By BERNARD BROWN
Welcome to the world of hyper-active lawyering. This is one where our hero dashes from the Court of Appeal at Wellington to a Big Brief in Washington DC and, amidst the tricky lobbying, chances on a breakfasting reunion of Rainbow Warrior bombers - yes, wigs and all.
Back home it's the world of the dominatrix and the cricket umpire, of digging for a corpse in the Waitakeres, and of a child molestation case that, frankly, wasn't. Then a dash up north to mediate a land dispute, and off to Tuhoe country into a vivid local drama (and the bonus - retrieval of a missing McCahon).
Auckland again and K Rd punters, armed robberies, some triad warfare, off to Rabuka's Fiji coup and a taste of jail there, a quick flight home, more homicide and affidavits, hung juries and "differences" with the police (frequently), with seasoned prosecutors, and (occasionally) with judges.
Most lawyers, even the courtroom wizards, wouldn't recognise this world as theirs. But it is the life, or looking glass, of Christopher Harder. For this Canadian-Kiwi, RISK is the name of the forensic game. You win some - and the Crimes Act sometimes comes second to ambush and tactical surprise - and, of course, you lose a few. Plea bargaining occurs. ("What's that?" law students used to ask.) And just rarely a losing client shows signs of restlessness. So does the Law Society - and Harder fronts up with equally engrossing accounts of the defences of himself. He survives.
The book is an irresistible read because the human element is thoroughly explored. And racily narrated. Harder's workaday world bristles with "attractive blondes", alleged misconduct by uniformed persons, run-ins with nasties betwixt our leafy suburbs and Hong Kong, escort agencies, and the remarkable case of an unusually endowed, misnamed Mr Smaller, and the successful self-defence plea of a client who shot his attacker in the back seven times.
What makes Harder tick? Plainly the cut and thrust of trials, making a credible case out of seemingly unpromising evidence, and chasing "the thin thread of belief that one person (one possible witness) can make a difference". And, like other defenders, there are the two phrases that make his neck hairs tingle - the jury's "not guilty", and the judge's "Mr Prosecutor? Do you really want to continue with this case?"
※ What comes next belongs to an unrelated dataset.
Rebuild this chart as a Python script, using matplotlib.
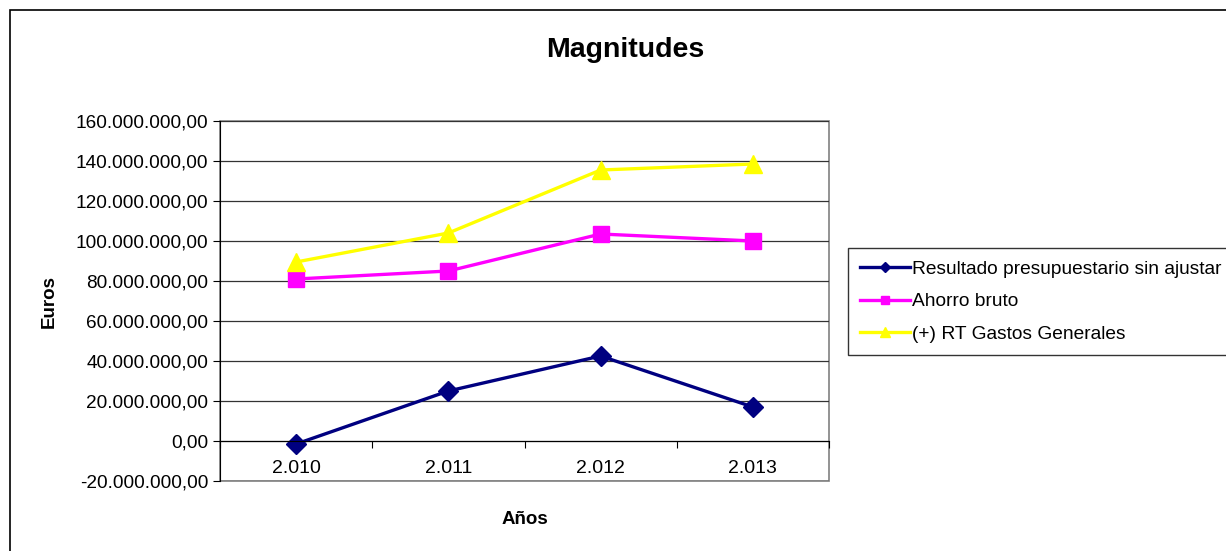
import matplotlib.pyplot as plt
from matplotlib.patches import Rectangle
from matplotlib.ticker import FuncFormatter, FixedLocator

plt.rcParams['font.family'] = ['Liberation Sans', 'DejaVu Sans']

anios = ['2.010', '2.011', '2.012', '2.013']
resultado = [-1.5e6, 25.0e6, 42.5e6, 17.0e6]
ahorro = [81.0e6, 85.0e6, 103.5e6, 100.0e6]
gastos = [89.5e6, 104.0e6, 135.5e6, 138.5e6]
nombres = ['Resultado presupuestario sin ajustar', 'Ahorro bruto',
           '(+) RT Gastos Generales']


def euros(v, pos):
    s = '{:,.2f}'.format(v)
    return s.replace(',', 'X').replace('.', ',').replace('X', '.')


fig = plt.figure(figsize=(12.26, 5.51), dpi=100)
ax = fig.add_axes([220 / 1226, 1 - 481 / 551, 609 / 1226, 360 / 551])

x = range(len(anios))
ax.plot(x, resultado, color='#000080', lw=2.4, marker='D', ms=10, label=nombres[0])
ax.plot(x, ahorro, color='#FF00FF', lw=2.4, marker='s', ms=11, label=nombres[1])
ax.plot(x, gastos, color='#FFFF00', lw=2.4, marker='^', ms=13, label=nombres[2])

ax.set_xlim(-0.5, 3.5)
ax.set_ylim(-20e6, 160e6)
ax.set_yticks([i * 20e6 for i in range(-1, 9)])
ax.yaxis.set_major_formatter(FuncFormatter(euros))
ax.grid(axis='y', color='#333333', lw=0.9)
ax.set_axisbelow(True)

# category axis crosses at zero, Excel style
ax.xaxis.set_major_locator(FixedLocator([-0.5, 0.5, 1.5, 2.5, 3.5]))
ax.xaxis.set_major_formatter(FuncFormatter(lambda v, p: ''))
ax.set_xticks(list(x), anios, minor=True)
ax.tick_params(axis='x', which='minor', length=0, labelsize=14, pad=13.5)
ax.tick_params(axis='x', which='major', length=5, direction='out', color='#000000')
ax.tick_params(axis='y', labelsize=13.7, length=5, color='#000000')

ax.spines['bottom'].set_position(('data', 0))
ax.spines['bottom'].set_color('#000000')
ax.spines['left'].set_color('#000000')
ax.spines['top'].set_visible(False)
ax.spines['right'].set_visible(False)
ax.add_patch(Rectangle((0, 0), 1, 1, transform=ax.transAxes, fill=False,
                       edgecolor='#808080', lw=1.2, clip_on=False, zorder=0.5))

ax.set_ylabel('Euros', fontsize=13.5, fontweight='bold', labelpad=13)
ax.set_xlabel('Años', fontsize=13.5, fontweight='bold')
ax.xaxis.set_label_coords(0.5, -0.083)
fig.text(625 / 1226, 1 - 50 / 551, 'Magnitudes', fontsize=20.5, fontweight='bold',
         ha='center', va='center')

leg = fig.legend(loc='upper left', bbox_to_anchor=(848 / 1226, 1 - 248 / 551),
                 fontsize=13.75, frameon=True, fancybox=False, edgecolor='#000000',
                 handlelength=2.6, handletextpad=0.1, borderpad=0.65,
                 labelspacing=0.8, markerscale=0.55, borderaxespad=0)
leg.get_frame().set_linewidth(1.0)

fig.patches.append(Rectangle((10 / 1226, -0.1), 1.2, 1.1 - 10 / 551,
                             transform=fig.transFigure, fill=False,
                             edgecolor='#000000', lw=1.2))

fig.savefig('out.png', dpi=100)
What sets him apart from other courtroom lawyers? Well, he likes the centre-stage (but a lot of them, and us, do too). Harder is "different" because, by instinct, he's a gum-shoe investigator. He does much of the leg-work. And he isn't fussy where he goes or, within reason, what he does to get the facts. It can be a minefield. Bombs do go off. But as he shows here, and in his earlier Mercy, Mistress, Mercy, DIY detective work can pay a dividend.
No shrinking violet (he took off to Peru to offer his services as mediator in the hostage crisis), Harder, the author, invites comparison with a certain blockbuster writer. That one glamorises crime. Harder doesn't. His adversarial reportage is more in line with Hogarth than, say, Mortimer's Rumpole. It is raw and knuckly, sad, sometimes hilarious, and it has little to do with fiction.
Yes, our author does self-advertise. He even states his fee (last page, should you need him). But there is heart to the man and to the book. He stays haunted by the Delcelia case, like many others do. He wept through his televised statement of the life-support removal in the "Baby L" saga. Some critics questioned his motivation for involving himself. The response: "For taking the Baby L case, I confirm that I was paid. I received a big box of corned beef, a mat and a $50 note because that was all the parents could afford."
Harder's Looking Glass makes you smile and sweat and twitch and, here and there, quite frequently, it makes you think.
* Bernard Brown is an Auckland law teacher and poet.